My first instinct in linking Beethoven to coffee is a suspect, but popular, anecdote concerning his amusing insistence of a proper 60 beans for each cup. Whatever the case, the coarse-grained style of a French press suits Beethoven’s music (generally) due to both having dual-natures as introductory and advanced-study materials. Beethoven’s music has the ability to captivate a new listener with uncanny immediacy. At the same time, a seasoned listener will continuously dig into the music’s subtleties. I find that in almost every piece he conveys unfiltered musical goodness (well, except for Wellington’s Victory…).
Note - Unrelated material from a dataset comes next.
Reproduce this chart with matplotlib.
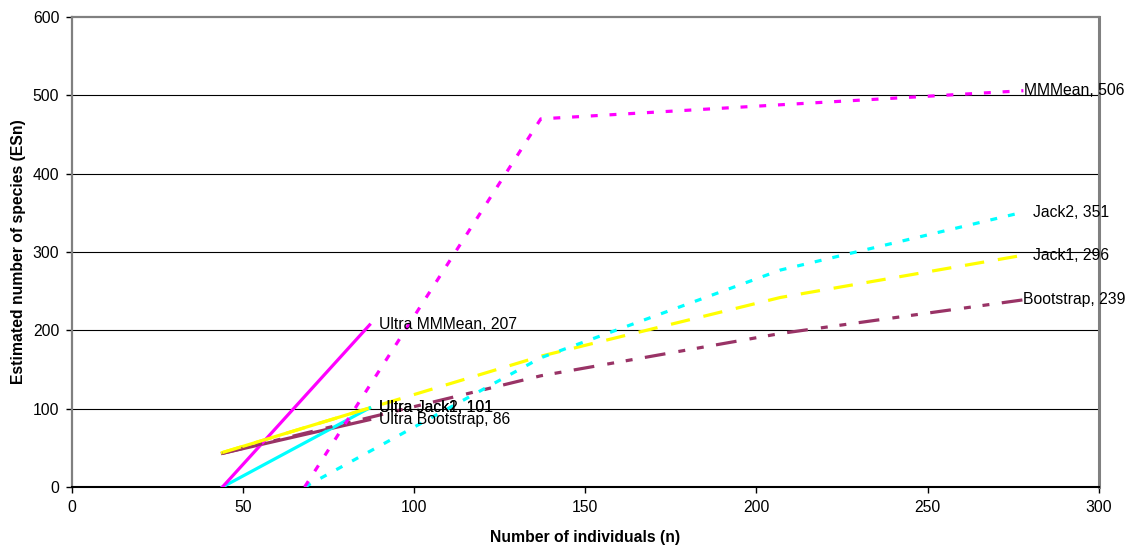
import matplotlib
matplotlib.use("Agg")
import matplotlib.pyplot as plt

plt.rcParams['font.family'] = ['Liberation Sans', 'DejaVu Sans']
plt.rcParams['lines.scale_dashes'] = False

# Ultra estimators (solid lines)
ultra_n = [44, 87]
ultra_mmmean = [0, 207]
ultra_jack2 = [0, 101]
ultra_jack1 = [44, 101]
ultra_bootstrap = [43, 86]

# Classic estimators (broken lines)
mmmean_n = [68, 137, 207, 278]
mmmean = [0, 470, 488, 506]
jack2_n = [68, 137, 207, 278]
jack2 = [0, 165, 277, 351]
jack1_n = [44, 137, 207, 278]
jack1 = [44, 167, 242, 296]
boot_n = [44, 137, 207, 278]
bootstrap = [43, 142, 196, 239]

x_ticks = [0, 50, 100, 150, 200, 250, 300]
y_ticks = [0, 100, 200, 300, 400, 500, 600]

MAGENTA = '#FF00FF'
CYAN = '#00FFFF'
YELLOW = '#FFFF00'
PLUM = '#993366'
LW = 2.3
FS = 11.3

fig = plt.figure(figsize=(11.35, 5.5), dpi=100)
ax = fig.add_axes([0.0633, 0.1145, 0.9047, 0.8545])

for y in y_ticks[1:-1]:
    ax.axhline(y, color='black', lw=0.8, zorder=1)

# solid "Ultra" series
ax.plot(ultra_n, ultra_bootstrap, color=PLUM, lw=LW, zorder=3)
ax.plot(ultra_n, ultra_jack1, color=YELLOW, lw=LW, zorder=3)
ax.plot(ultra_n, ultra_jack2, color=CYAN, lw=LW, zorder=3)
ax.plot(ultra_n, ultra_mmmean, color=MAGENTA, lw=LW, zorder=3)

# broken series
ax.plot(boot_n, bootstrap, color=PLUM, lw=LW, zorder=4,
        dashes=(15, 9.5, 5, 8.5, 5, 9))
ax.plot(jack1_n, jack1, color=YELLOW, lw=LW, zorder=4, dashes=(14, 10))
ax.plot(jack2_n, jack2, color=CYAN, lw=LW, zorder=4, dashes=(5, 8))
ax.plot(mmmean_n, mmmean, color=MAGENTA, lw=LW, zorder=4, dashes=(5, 8.5))

# end-of-line data labels (Ultra Jack1 / Jack2 overlap as in the original)
labels = [
    (ultra_n[-1], ultra_mmmean[-1], 'Ultra MMMean', 7),
    (ultra_n[-1], ultra_jack1[-1], 'Ultra Jack1', 7),
    (ultra_n[-1], ultra_jack2[-1], 'Ultra Jack2', 7),
    (ultra_n[-1], ultra_bootstrap[-1], 'Ultra Bootstrap', 7),
    (mmmean_n[-1], mmmean[-1], 'MMMean', 0.5),
    (jack2_n[-1], jack2[-1], 'Jack2', 7),
    (jack1_n[-1], jack1[-1], 'Jack1', 7),
    (boot_n[-1], bootstrap[-1], 'Bootstrap', 0),
]
for x, y, name, off in labels:
    ax.annotate(f'{name}, {y}', (x, y), xytext=(off, 0), textcoords='offset points',
                ha='left', va='center', fontsize=FS, color='black', zorder=6)

ax.set_xlim(0, 300)
ax.set_ylim(0, 600)
ax.set_xticks(x_ticks)
ax.set_yticks(y_ticks)
ax.tick_params(direction='out', length=4, width=1, colors='black', labelsize=FS, pad=5)

for side in ['top', 'right', 'left']:
    ax.spines[side].set_color('#808080')
    ax.spines[side].set_linewidth(1.6)
ax.spines['right'].set_linewidth(2.2)
ax.spines['bottom'].set_color('black')
ax.spines['bottom'].set_linewidth(1.5)

ax.set_xlabel('Number of individuals (n)', fontsize=FS, fontweight='bold', labelpad=11)
ax.set_ylabel('Estimated number of species (ESn)', fontsize=FS, fontweight='bold', labelpad=5)

fig.savefig('out.png', dpi=100)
The mixture of immediate accessibility and potential for deeper listening gives Beethoven’s music equal importance for beginner and expert alike.
Ultimate gold-star listening experience: Listen to Wellington’s Victory with a burnt, over-brewed coffee, and compare and contrast with a perfectly brewed coffee and the first movement of the Emperor Piano Concerto.
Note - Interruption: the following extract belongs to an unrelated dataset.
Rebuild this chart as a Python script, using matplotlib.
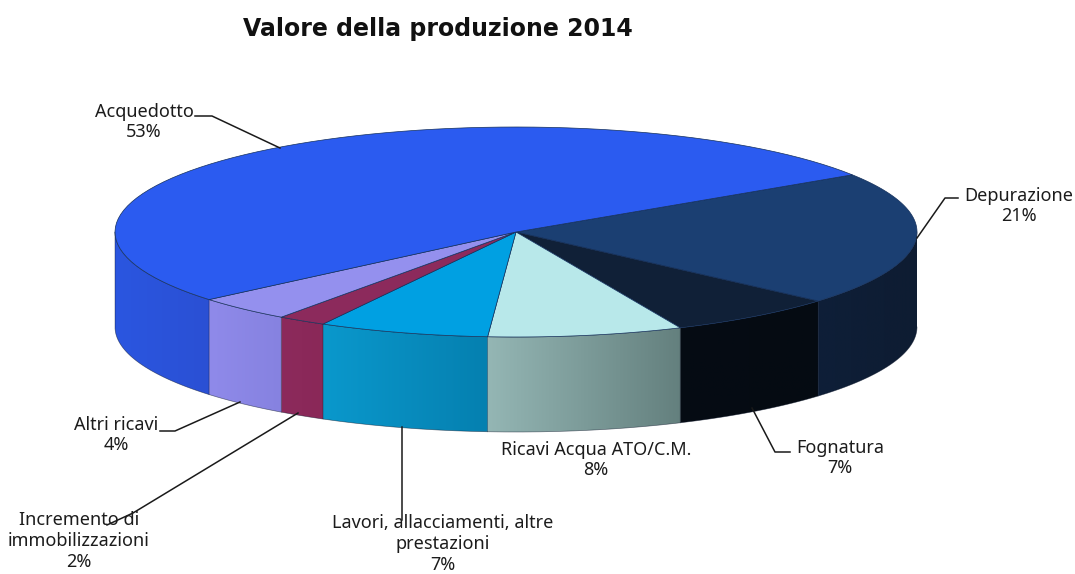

3) Peter Il’yich Tchaikovsky and Mocha
made from finely-ground Italian roast, whole milk, extra-rich cocoa powder, decadent whipped cream, and dark (90%) chocolate shavings
A truly decadent mocha drink can substitute for a dessert, and there is nothing (nonalcoholic) more warming in the dead of polar vortices than a sweet and caffeinated treat. However, such a drink is not for one’s daily intake -indeed it cannot be- for it must be used for those special occasions when life calls for comfortable excess.
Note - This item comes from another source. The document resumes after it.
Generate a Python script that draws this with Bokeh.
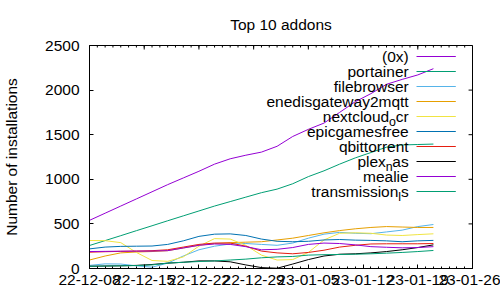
import pandas as pd
from bokeh.plotting import figure
from bokeh.models import FixedTicker, DatetimeTickFormatter, Label, Arrow
from bokeh.embed import file_html
from bokeh.resources import INLINE

# ---------------- data ----------------
dates = ["2022-12-08", "2022-12-10", "2022-12-12", "2022-12-14", "2022-12-16", "2022-12-18",
         "2022-12-20", "2022-12-22", "2022-12-24", "2022-12-26", "2022-12-28", "2022-12-30",
         "2023-01-01", "2023-01-03", "2023-01-05", "2023-01-07", "2023-01-09", "2023-01-11",
         "2023-01-13", "2023-01-15", "2023-01-17", "2023-01-19", "2023-01-21"]

s_0x = [540, 620, 700, 780, 860, 940, 1015, 1090, 1170, 1230, 1270, 1305, 1370, 1480, 1560,
        1630, 1750, 1870, 1960, 2065, 2120, 2170, 2240]
s_portainer = [258, 313, 368, 424, 479, 535, 590, 645, 700, 750, 800, 850, 890, 950, 1030,
               1095, 1170, 1240, 1300, 1360, 1385, 1390, 1395]
s_filebrowser = [35, 52, 50, 30, 15, 60, 140, 210, 250, 275, 280, 270, 260, 285, 340, 385,
                 405, 395, 390, 410, 430, 470, 493]
s_enedis = [95, 140, 175, 185, 190, 200, 230, 260, 280, 290, 295, 300, 320, 340, 370, 400,
            425, 445, 460, 470, 465, 460, 460]
s_nextcloud = [314, 312, 290, 180, 90, 80, 130, 250, 335, 330, 260, 150, 95, 100, 180, 320,
               395, 400, 395, 375, 370, 380, 389]
s_epic = [220, 240, 248, 250, 252, 270, 310, 360, 385, 388, 370, 330, 305, 300, 305, 320,
          325, 318, 315, 310, 300, 310, 315]
s_qbit = [183, 188, 192, 195, 200, 210, 240, 270, 285, 285, 250, 195, 175, 165, 180, 205,
          240, 260, 275, 277, 277, 277, 280]
s_plex = [25, 28, 30, 35, 45, 60, 70, 85, 85, 75, 40, 10, 3, 50, 100, 140, 160, 165, 175,
          190, 210, 235, 265]
s_mealie = [190, 192, 194, 195, 195, 200, 230, 260, 275, 270, 245, 210, 215, 235, 270, 285,
            280, 265, 245, 238, 232, 235, 245]
s_transmission = [25, 28, 30, 33, 40, 60, 70, 78, 85, 95, 105, 120, 130, 135, 150, 155, 157,
                  160, 165, 172, 180, 190, 202]

# legend names: (main, subscript, tail) as gnuplot renders "_x" as subscript
names = [("(0x)", "", ""), ("portainer", "", ""), ("filebrowser", "", ""),
         ("enedisgateway2mqtt", "", ""), ("nextcloud", "o", "cr"), ("epicgamesfree", "", ""),
         ("qbittorrent", "", ""), ("plex", "n", "as"), ("mealie", "", ""),
         ("transmission", "l", "s")]
series = [s_0x, s_portainer, s_filebrowser, s_enedis, s_nextcloud, s_epic, s_qbit,
          s_plex, s_mealie, s_transmission]
colors = ["#9400d3", "#009e73", "#56b4e9", "#e69f00", "#f0e442", "#0072b2", "#e51e10",
          "#000000", "#9400d3", "#009e73"]

x_tick_dates = ["2022-12-08", "2022-12-15", "2022-12-22", "2022-12-29", "2023-01-05",
                "2023-01-12", "2023-01-19", "2023-01-26"]
y_ticks = [0, 500, 1000, 1500, 2000, 2500]

title = "Top 10 addons"
y_label = "Number of installations"

# ---------------- style ----------------
FONT = "Liberation Sans"
FS = 15.5
L, R, T, B = 82, 28, 45, 32
W, H = 500, 300
FW, FH = W - L - R, H - T - B

def ms(s):
    return pd.Timestamp(s).value / 1e6

x0, x1 = ms(x_tick_dates[0]), ms(x_tick_dates[-1])
y0, y1 = y_ticks[0], y_ticks[-1]
mpx = (x1 - x0) / FW          # ms per pixel
vpx = (y1 - y0) / FH          # value per pixel

p = figure(width=W, height=H, x_axis_type="datetime", x_range=(x0, x1), y_range=(y0, y1),
           output_backend="svg", toolbar_location=None,
           min_border_left=L, min_border_right=R, min_border_top=T, min_border_bottom=B)
p.grid.visible = False
p.outline_line_color = "black"
p.background_fill_color = "white"
p.border_fill_color = "white"

p.title.text = title
p.title.align = "center"
p.title.text_font = FONT
p.title.text_font_size = f"{FS}px"
p.title.text_font_style = "normal"
p.title.text_color = "black"
p.title.standoff = 25

major = [ms(d) for d in x_tick_dates]
day = 86400000.0
minor = [x0 + i * day for i in range(int(round((x1 - x0) / day)) + 1)]
xticker = FixedTicker(ticks=major, minor_ticks=minor)
yticker = FixedTicker(ticks=y_ticks)
f = "%y-%m-%d"
fmt = DatetimeTickFormatter(days=f, months=f, years=f, hours=f, microseconds=f,
                            milliseconds=f, seconds=f, minsec=f, minutes=f, hourmin=f,
                            context=None)

xa = p.xaxis[0]
xa.ticker = xticker
xa.formatter = fmt
ya = p.yaxis[0]
ya.ticker = yticker
ya.axis_label = y_label
ya.axis_label_text_font = FONT
ya.axis_label_text_font_size = f"{FS}px"
ya.axis_label_text_font_style = "normal"
ya.axis_label_text_color = "black"
ya.axis_label_standoff = 22

for ax in [xa, ya]:
    ax.major_tick_in = 4
    ax.major_tick_out = 0
    ax.minor_tick_in = 2
    ax.minor_tick_out = 0
    ax.axis_line_color = "black"
    ax.major_tick_line_color = "black"
    ax.minor_tick_line_color = "black"
    ax.major_label_text_font = FONT
    ax.major_label_text_font_size = f"{FS}px"
    ax.major_label_text_color = "black"
xa.major_label_standoff = 6
ya.major_label_standoff = 10

# mirrored (gnuplot-style) inward ticks on the top and right borders
p.segment(x0=major, y0=[y1] * len(major), x1=major, y1=[y1 - 4 * vpx] * len(major),
          line_color="black", line_width=1)
p.segment(x0=minor, y0=[y1] * len(minor), x1=minor, y1=[y1 - 2 * vpx] * len(minor),
          line_color="black", line_width=1)
p.segment(x0=[x1] * len(y_ticks), y0=y_ticks, x1=[x1 - 4 * mpx] * len(y_ticks), y1=y_ticks,
          line_color="black", line_width=1)

# ---------------- lines ----------------
xs = pd.to_datetime(dates)
for vals, c in zip(series, colors):
    p.line(xs, vals, line_color=c, line_width=1)

# ---------------- legend (gnuplot style: text right, sample on the right) ----------------
text_right_px = 325
samp0_px, samp1_px = 333, 373
row0_px, row_step = 11, 15    # from frame top
widths = {"c": 500, "r": 333, "a": 556, "s": 500, "o": 556, "n": 556, "l": 222}
SUB = 0.8

def tw(s, size):
    return sum(widths.get(ch, 556) for ch in s) * size / 1000.0

for i, ((main, sub, tail), c) in enumerate(zip(names, colors)):
    ypx = row0_px + i * row_step
    yv = y1 - ypx * vpx
    xr = text_right_px
    if sub:
        p.add_layout(Label(x=x0 + xr * mpx, y=yv, text=tail, text_align="right",
                           text_baseline="middle", text_font=FONT, text_font_size=f"{FS}px",
                           text_color="black"))
        xr -= tw(tail, FS)
        p.add_layout(Label(x=x0 + xr * mpx, y=yv - 5 * vpx, text=sub, text_align="right",
                           text_baseline="middle", text_font=FONT,
                           text_font_size=f"{FS * SUB}px", text_color="black"))
        xr -= tw(sub, FS * SUB)
    p.add_layout(Label(x=x0 + xr * mpx, y=yv, text=main, text_align="right",
                       text_baseline="middle", text_font=FONT, text_font_size=f"{FS}px",
                       text_color="black"))
    p.add_layout(Arrow(end=None, x_start=x0 + samp0_px * mpx, y_start=yv,
                       x_end=x0 + samp1_px * mpx, y_end=yv, line_color=c, line_width=1))

open("out.html", "w").write(file_html(p, INLINE))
Tchaikovsky’s music is commonly seen as all melody and little development, and perhaps there is some credence to this belief. Like a well-crafted mocha, however, there are moments where Tchaikovsky hits the spot like no other composer can. His music provides a comfort and warmth, and I believe this is all the more effective when saved for only special occasions.
Ultimate gold-star listening experience: Listen to the 3rd Movement of Souvenir de Florence during a snowstorm. You are underneath a fleece blanket, sipping your mocha and relieved that you aren’t riding your troika into work this morning.
4) Steve Reich and Red Eye Coffee
made from medium roast drip coffee and espresso, made from finely-ground Italian roast
Unlike previous entries, this is based upon empirical evidence from multiple procrastination-induced late-night lab-report-writing sessions. The rhythmic drive of his compositions is in itself a powerful activity enabler, but when paired with a red eye (I make my own), these two create a formidable energy spike which will compensate for any lack of preparation. While working on something that is typed, one will find that your fingers themselves are adding to the musical texture, and eventually you have reached an equilibrium typing speed, and fortunately there are still 47 minutes left in Music for 18 Musicians, and suddenly there has been ano ther sentence added to your paper before you realized, perfectly expressed and needing no edits.
Ultimate gold-star listening experience: Naturally, in the dead of night, begin Cello Counterpoint as you take the first sip of your red eye. Have a paper (or blog post) due the next day. Observe and report what happens.
Not that bad, something that can be put together with two shakes and a rehearsal, generally better than no coffee at all.
6) Anton Webern and Straight Espresso Shot
Small, condensed, concentrated, and you look so cool when you consume it. Plus, comes in neat little container.
7) Antonio Salieri and No Coffee
Antonio Salieri did not drink coffee, even as Vienna was fascinated with it. Thus, no coffee pairing.